Saturday, June 23, 2007

Macaulay's Tinsel

To Macvey Napier, Esq.

50 Great Ormond Street, London:
January 25, 1830.

My dear Sir,--

I send off by the mail of to-day an article on Southey,--too long, I fear, to meet your wishes, but as short as I could make it.

There were, by the bye, in my last article a few omissions made, of no great consequence in themselves; the longest, I think, a paragraph of twelve or fourteen lines. I should scarcely have thought this worth mentioning, as it certainly by no means exceeds the limits of that editorial prerogative which I most willingly recognise, but that the omissions seemed to me, and to one or two persons who had seen the article in its original state, to be made on a principle which, however sound in itself, does not I think apply to compositions of this description. The passages omitted were the most pointed and ornamented sentences in the review. Now, for high and grave works, a history for example, or a system of political or moral philosophy, Doctor Johnson's rule,--that every sentence which the writer thinks fine ought to be cut out,--is excellent.
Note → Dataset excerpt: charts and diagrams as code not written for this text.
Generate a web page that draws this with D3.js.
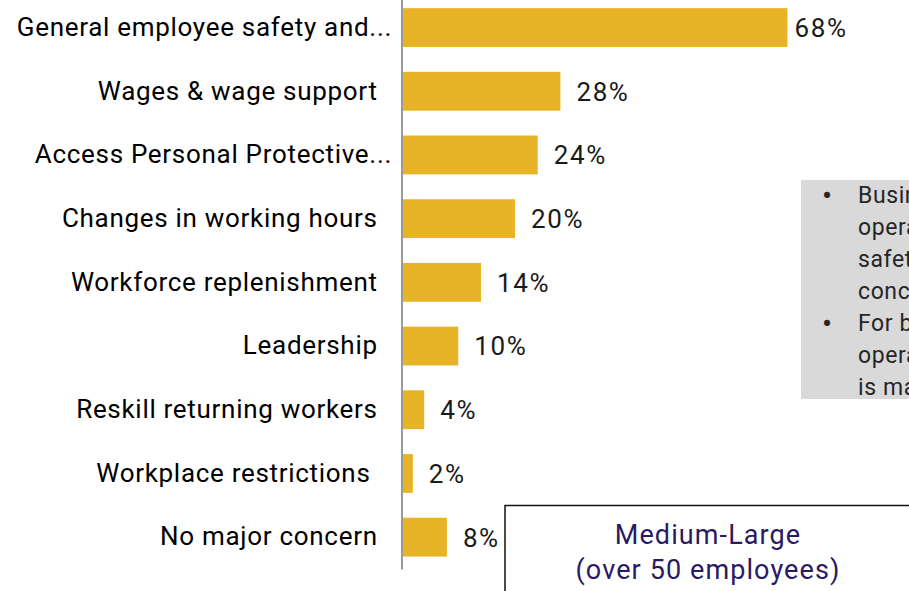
<!DOCTYPE html>
<html>
<head>
<meta charset="utf-8">
<script src="https://cdn.jsdelivr.net/npm/d3@7"></script>
<style>
  html, body { margin: 0; padding: 0; background: #fff; }
  svg { display: block; }
  text { font-family: Roboto, "Noto Sans", sans-serif; }
</style>
</head>
<body>
<svg id="chart" width="909" height="591"></svg>
<script>
// ---- data ----
const categories = [
  "General employee safety and...",
  "Wages & wage support\u00a0\u00a0",
  "Access Personal Protective...",
  "Changes in working hours\u00a0\u00a0",
  "Workforce replenishment\u00a0\u00a0",
  "Leadership\u00a0\u00a0",
  "Reskill returning workers\u00a0\u00a0",
  "Workplace restrictions\u00a0\u00a0\u00a0",
  "No major concern\u00a0\u00a0"
];
const values = [68, 28, 24, 20, 14, 10, 4, 2, 8];
const noteLines = [
  ["Businesses that", "operating report", "safety as top", "concern"],
  ["For businesses", "operating, safety", "is major"]
];
const boxTitle = ["Medium-Large", "(over 50 employees)"];

// ---- chart ----
const svg = d3.select("#chart");
const axisX = 401.5;

const x = d3.scaleLinear().domain([0, 100]).range([axisX, axisX + 567.6]);
const y = d3.scaleBand().domain(categories).range([-4.3, 569]).paddingInner(0.39).paddingOuter(0.195);

// bars
svg.append("g").selectAll("rect")
  .data(values)
  .join("rect")
  .attr("x", axisX)
  .attr("y", (d, i) => y(categories[i]))
  .attr("width", d => x(d) - x(0))
  .attr("height", y.bandwidth())
  .attr("fill", "#E8B427");

// value labels
svg.append("g").selectAll("text")
  .data(values)
  .join("text")
  .attr("x", d => x(d) + (d > 50 ? 7 : 16))
  .attr("y", (d, i) => y(categories[i]) + y.bandwidth() / 2)
  .attr("dy", "0.36em")
  .attr("font-size", 26)
  .attr("letter-spacing", "1.6px")
  .attr("fill", "#1a1a1a")
  .text(d => d + "%");

// axis
const axis = svg.append("g")
  .attr("transform", `translate(${axisX},0)`)
  .call(d3.axisLeft(y).tickSize(0).tickSizeOuter(0).tickPadding(9.5));
axis.select(".domain").attr("stroke", "#9a9a9a").attr("stroke-width", 2);
axis.selectAll("text")
  .attr("font-size", 26)
  .attr("letter-spacing", "0.7px")
  .attr("fill", "#000")
  .style("white-space", "pre")
  .style("font-family", "Roboto, 'Noto Sans', sans-serif");

// note box (gray)
const note = svg.append("g");
note.append("rect")
  .attr("x", 801).attr("y", 180)
  .attr("width", 140).attr("height", 219)
  .attr("fill", "#D9D9D9");
let ly = 195;
noteLines.forEach(group => {
  note.append("text")
    .attr("x", 822).attr("y", ly).attr("dy", "0.35em")
    .attr("font-size", 30).attr("fill", "#262626").text("\u2022");
  group.forEach(line => {
    note.append("text")
      .attr("x", 858).attr("y", ly).attr("dy", "0.35em")
      .attr("font-size", 23).attr("letter-spacing", "0.6px")
      .attr("fill", "#262626").text(line);
    ly += 32;
  });
});

// title box
const tb = svg.append("g");
tb.append("rect")
  .attr("x", 505).attr("y", 505.5)
  .attr("width", 430).attr("height", 120)
  .attr("fill", "#fff").attr("stroke", "#111").attr("stroke-width", 1.5);
boxTitle.forEach((t, i) => {
  tb.append("text")
    .attr("x", 708).attr("y", 544 + i * 35)
    .attr("text-anchor", "middle")
    .attr("font-size", 27)
    .attr("letter-spacing", "1.1px")
    .attr("fill", "#2A1A64")
    .text(t);
});
</script>
</body>
</html>
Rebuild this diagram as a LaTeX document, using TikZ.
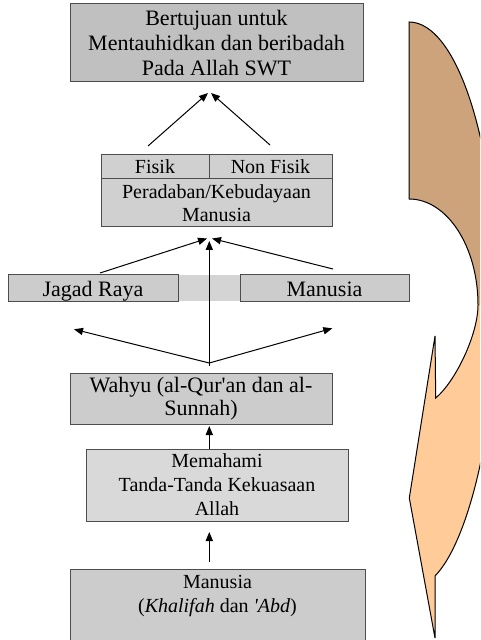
\documentclass[tikz,border=0pt]{standalone}
\usepackage{fontspec}
\setmainfont{Liberation Serif}
\usetikzlibrary{arrows.meta}
\definecolor{brownA}{HTML}{CCA37A}
\definecolor{peach}{HTML}{FFCC99}
\definecolor{edgegray}{HTML}{4D4D4D}
\definecolor{gA}{HTML}{C0C0C0}
\definecolor{gB}{HTML}{D0D0D0}
\definecolor{gC}{HTML}{CCCCCC}
\definecolor{gD}{HTML}{D9D9D9}
\definecolor{gband}{HTML}{D4D4D4}
\begin{document}
\begin{tikzpicture}[x=0.5pt,y=-0.5pt,
  box/.style={draw=edgegray, line width=0.5pt, inner sep=0pt, align=center, rectangle},
  arr/.style={-{Triangle[length=4.5pt,width=3.6pt]}, line width=0.5pt},
  big/.style={font=\fontsize{11}{12.35}\selectfont},
  small/.style={font=\fontsize{10}{12}\selectfont},
  cellten/.style={text height=9.5pt, text depth=2.5pt},
  cellelev/.style={text height=10.75pt, text depth=2.75pt}]
\useasboundingbox (0,0) rectangle (480,640);
\fill[white] (0,0) rectangle (480,640);

% top goal box
\node[box, big, fill=gA, minimum width=146.5pt, minimum height=39pt] (goal) at (216.5,43)
  {Bertujuan untuk\\Mentauhidkan dan beribadah\\Pada Allah SWT};

% civilisation box
\node[box, small, cellten, fill=gB, minimum width=54pt, minimum height=12pt] (fisik) at (155,167) {Fisik};
\node[box, small, cellten, fill=gB, minimum width=61.5pt, minimum height=12pt] (nonfisik) at (270.5,167) {Non Fisik};
\node[box, font=\fontsize{10}{11.5}\selectfont, fill=gB, minimum width=115.5pt, minimum height=24pt] (perad) at (216.5,203)
  {Peradaban/Kebudayaan\\Manusia};

% band with universe and man
\node[fill=gband, inner sep=0pt, minimum width=200.5pt, minimum height=13pt] (band) at (208.5,288) {};
\node[box, big, cellelev, fill=gC, minimum width=85pt, minimum height=13pt] (jagad) at (93,288) {Jagad Raya};
\node[box, big, cellelev, fill=gC, minimum width=84.5pt, minimum height=13pt] (manusia) at (324.5,288) {Manusia};

% revelation
\node[box, font=\fontsize{11}{11.5}\selectfont, fill=gC, minimum width=131pt, minimum height=25.5pt] (wahyu) at (201,398.5)
  {Wahyu (al-Qur\textquotesingle an dan al-\\Sunnah)};

% understanding
\node[box, small, fill=gD, minimum width=131pt, minimum height=36pt] (memahami) at (217,485)
  {Memahami\\Tanda-Tanda Kekuasaan\\Allah};

% base
\node[box, fill=gC, minimum width=147.5pt, minimum height=40.5pt] (base) at (217.5,609.5) {};
\node[small, align=center, inner sep=0pt] (basetext) at (217.5,596)
  {Manusia\\(\textit{Khalifah} dan \textit{\textquotesingle Abd})};

% arrow coordinates
\coordinate (a1s) at (148,146); \coordinate (a1e) at (208,93);
\coordinate (a2s) at (270,145); \coordinate (a2e) at (211,93);
\coordinate (a3s) at (100,273); \coordinate (a3e) at (207,238.5);
\coordinate (a4s) at (333,269); \coordinate (a4e) at (212,238.5);
\coordinate (hub) at (209.3,363);
\coordinate (hubv) at (209.3,366);
\coordinate (a5e) at (209.3,241);
\coordinate (a6e) at (74,329.3);
\coordinate (a7e) at (332.3,328.3);
\coordinate (a8s) at (209.3,449); \coordinate (a8e) at (209.3,426);
\coordinate (a9s) at (209.3,562); \coordinate (a9e) at (209.3,532);

\draw[arr] (a1s) -- (a1e);
\draw[arr] (a2s) -- (a2e);
\draw[arr] (a3s) -- (a3e);
\draw[arr] (a4s) -- (a4e);
\draw[arr] (hubv) -- (a5e);
\draw[arr] (hub) -- (a6e);
\draw[arr] (hub) -- (a7e);
\draw[arr] (a8s) -- (a8e);
\draw[arr] (a9s) -- (a9e);

% curved arrow on the right
\begin{scope}
\clip (0,0) rectangle (480,640);
\path[fill=peach] (409,199) -- (409,22) .. controls (457.6,22) and (497,146.5) .. (497,300)
  .. controls (497,420) and (470,540) .. (435,576) -- (435,638) -- (409.3,498) -- (435,336)
  -- (435.7,398) .. controls (455,382) and (478,335) .. (478,305)
  .. controls (478,246.5) and (447,199) .. (409,199) -- cycle;
\path[fill=brownA] (409,199) -- (409,22) .. controls (457.6,22) and (497,146.5) .. (497,300)
  -- (500,300) -- (500,305) -- (478,305)
  .. controls (478,246.5) and (447,199) .. (409,199) -- cycle;
\draw[line width=0.5pt] (409,199) -- (409,22) .. controls (457.6,22) and (497,146.5) .. (497,300)
  .. controls (497,420) and (470,540) .. (435,576) -- (435,638) -- (409.3,498) -- (435,336)
  -- (435.7,398) .. controls (455,382) and (478,335) .. (478,305)
  .. controls (478,246.5) and (447,199) .. (409,199) -- cycle;
\end{scope}
\end{tikzpicture}
\end{document}
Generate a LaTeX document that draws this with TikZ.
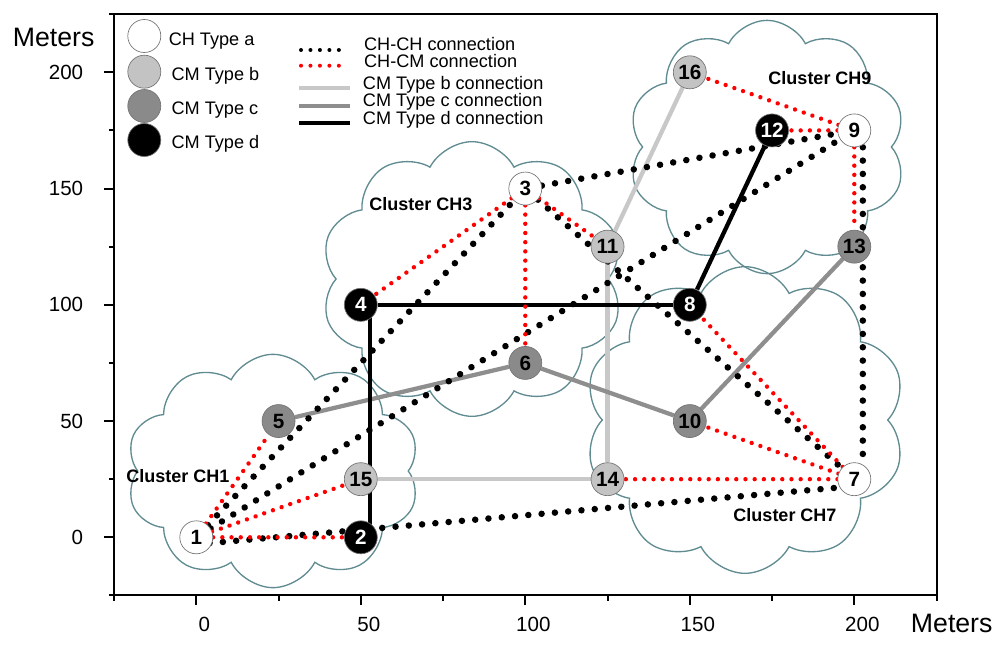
\documentclass[tikz,border=0pt]{standalone}
\usepackage{fontspec}
\setmainfont{Liberation Sans}
\usetikzlibrary{shapes.symbols,backgrounds,decorations.markings}
\definecolor{cloudc}{HTML}{5F8B91}
\definecolor{nb}{HTML}{C3C3C3}
\definecolor{nc}{HTML}{8A8A8A}
\definecolor{lbc}{HTML}{C8C8C8}
\definecolor{lcc}{HTML}{8E8E8E}
\begin{document}
\begin{tikzpicture}[x=0.75pt,y=-0.75pt,
  every node/.style={inner sep=0pt},
  nd/.style={circle, draw=black!55, line width=0.5pt, minimum size=24.75pt, font=\bfseries\fontsize{15.5}{15.5}\selectfont},
  ta/.style={nd, fill=white},
  tb/.style={nd, fill=nb},
  tc/.style={nd, fill=nc},
  td/.style={nd, fill=black, text=white},
  dots/.style n args={3}{decoration={markings, mark=between positions 0 and 1 step #2 with {\fill[#1] (0pt,0pt) circle (#3);}}, decorate},
  chch/.style={dots={black}{10pt}{2.45pt}},
  chcm/.style={dots={red}{6.9pt}{1.65pt}},
  legdotk/.style={dots={black}{7.1pt}{1.5pt}},
  legdotr/.style={dots={red}{7.1pt}{1.5pt}},
  lnb/.style={lbc, line width=3.2pt},
  lnc/.style={lcc, line width=3.2pt},
  lnd/.style={black, line width=3.2pt},
  clo/.style={cloud, draw=cloudc, line width=1pt, cloud puffs=10, cloud puff arc=125, cloud ignores aspect},
  clab/.style={font=\bfseries\fontsize{13.5}{13.5}\selectfont},
  leg/.style={font=\fontsize{13.6}{13.6}\selectfont, anchor=base west},
  ticklab/.style={font=\fontsize{15.4}{15.4}\selectfont},
  axlab/.style={font=\fontsize{20}{20}\selectfont},
  axis/.style={black, line width=1.5pt},
]
\useasboundingbox (0,0) rectangle (1000,647);

% clouds
\begin{scope}[on background layer]
\node[clo, minimum width=220pt, minimum height=175pt] (cl1) at (273,471) {};
\node[clo, minimum width=227pt, minimum height=206pt] (cl3) at (472,279) {};
\node[clo, minimum width=208pt, minimum height=190pt] (cl9) at (767,147) {};
\node[clo, minimum width=241pt, minimum height=230pt] (cl7) at (745,420) {};
\end{scope}

\node[clab] (lab1) at (178,476) {Cluster CH1};
\node[clab] (lab3) at (421,204) {Cluster CH3};
\node[clab] (lab9) at (820,78) {Cluster CH9};
\node[clab] (lab7) at (785,515) {Cluster CH7};

% data scope in meters
\begin{scope}[shift={(147.225pt,-402.975pt)}, x=2.4675pt, y=1.74375pt]
\draw[axis] (-25,-25) rectangle (225,225);
\foreach \v in {0,50,...,200} {
  \draw[axis] (\v,-25) -- ++(0pt,-7.5pt);
  \draw[axis] (-25,\v) -- ++(-7.5pt,0pt);
  \node[ticklab] (xl\v) at ([shift={(6pt,-21.5pt)}]\v,-25) {\v};
  \node[ticklab, anchor=east] (yl\v) at ([xshift=-23pt]-25,\v) {\v};
}
\foreach \v in {-25,25,...,225} {
  \draw[axis] (\v,-25) -- ++(0pt,-4pt);
  \draw[axis] (-25,\v) -- ++(-4pt,0pt);
}

\node[ta] (n1) at (0,0) {1};
\node[td] (n2) at (50,0) {2};
\node[ta] (n3) at (100,150) {3};
\node[td] (n4) at (50,100) {4};
\node[tc] (n5) at (25,50) {5};
\node[tc] (n6) at (100,75) {6};
\node[ta] (n7) at (200,25) {7};
\node[td] (n8) at (150,100) {8};
\node[ta] (n9) at (200,175) {9};
\node[tc] (n10) at (150,50) {10};
\node[tb] (n11) at (125,125) {11};
\node[td] (n12) at (175,175) {12};
\node[tc] (n13) at (200,125) {13};
\node[tb] (n14) at (125,25) {14};
\node[tb] (n15) at (50,25) {15};
\node[tb] (n16) at (150,200) {16};
\end{scope}

\begin{scope}[on background layer]
% solid connections
\draw[lnb] (n15) -- (n14);
\draw[lnb] (n14) -- (n11);
\draw[lnb] (n11) -- (n16);
\draw[lnc] (n5) -- (n6);
\draw[lnc] (n6) -- (n10);
\draw[lnc] (n10) -- (n13);
\draw[lnd] ([xshift=6.75pt]n2.center) -- ([xshift=6.75pt]n4.center);
\draw[lnd] (n4) -- (n8);
\draw[lnd] (n8) -- (n12);
% CH-CH
\path[chch] ([yshift=-5.25pt]n1.center) -- ([yshift=-5.25pt]n7.center);
\path[chch] (n1) -- (n3);
\path[chch] (n1) -- (n9);
\path[chch] (n3) -- (n9);
\path[chch] (n3) -- (n7);
\path[chch] ([xshift=6.4pt]n9.south) -- ([xshift=6.4pt]n7.north);
% CH-CM
\path[chcm] (n1) -- (n5);
\path[chcm] (n1) -- (n15);
\path[chcm] (n1) -- (n2);
\path[chcm] (n3) -- (n4);
\path[chcm] (n3) -- (n6);
\path[chcm] (n3) -- (n11);
\path[chcm] (n9) -- (n16);
\path[chcm] (n9) -- (n12);
\path[chcm] (n9) -- (n13);
\path[chcm] (n7) -- (n8);
\path[chcm] (n7) -- (n10);
\path[chcm] (n7) -- (n14);
\end{scope}

% axis titles
\node[axlab] (ym) at (53.6,37.5) {Meters};
\node[axlab] (xm) at (951.7,623.7) {Meters};

% legend: node types
\node[ta] (lga) at (144.3,36) {};
\node[tb] (lgb) at (144.3,71.7) {};
\node[tc] (lgc) at (144.3,106) {};
\node[td] (lgd) at (144.3,140) {};
\node[leg] (lta) at (168.5,45) {CH Type a};
\node[leg] (ltb) at (171.3,80) {CM Type b};
\node[leg] (ltc) at (171.3,114) {CM Type c};
\node[leg] (ltd) at (171.3,148) {CM Type d};

% legend: connections
\coordinate (k1a) at (301,50);   \coordinate (k1b) at (348,50);
\coordinate (k2a) at (301,65.7); \coordinate (k2b) at (348,65.7);
\coordinate (k3a) at (299,88.3); \coordinate (k3b) at (349.5,88.3);
\coordinate (k4a) at (299,106);  \coordinate (k4b) at (349.5,106);
\coordinate (k5a) at (299,122.7);\coordinate (k5b) at (349.5,122.7);
\path[legdotk] (k1a) -- (k1b);
\path[legdotr] (k2a) -- (k2b);
\draw[lnb] (k3a) -- (k3b);
\draw[lnc] (k4a) -- (k4b);
\draw[lnd] (k5a) -- (k5b);
\node[leg] (lt1) at (363.8,50.7) {CH-CH connection};
\node[leg] (lt2) at (363.8,67.7) {CH-CM connection};
\node[leg] (lt3) at (362.7,89.3) {CM Type b connection};
\node[leg] (lt4) at (362.7,106.7) {CM Type c connection};
\node[leg] (lt5) at (362.7,124) {CM Type d connection};
\end{tikzpicture}
\end{document}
But periodical works like ours, which unless they strike at the first reading are not likely to strike at all, whose whole life is a month or two, may, I think, be allowed to be sometimes even viciously florid. Probably, in estimating the real value of any tinsel which I may put upon my articles, you and I should not materially differ. But it is not by his own taste, but by the taste of the fish, that the angler is determined in his choice of bait.

Perhaps after all I am ascribing to system what is mere accident. Be assured, at all events, that what I have said is said in perfect good humour, and indicates no mutinous disposition . . .

Every yours truly,


-from The Life and Letters of Lord Macaulay by George Otto Trevelyan (Oxford: Oxford University Press, 1978) p. 140-141.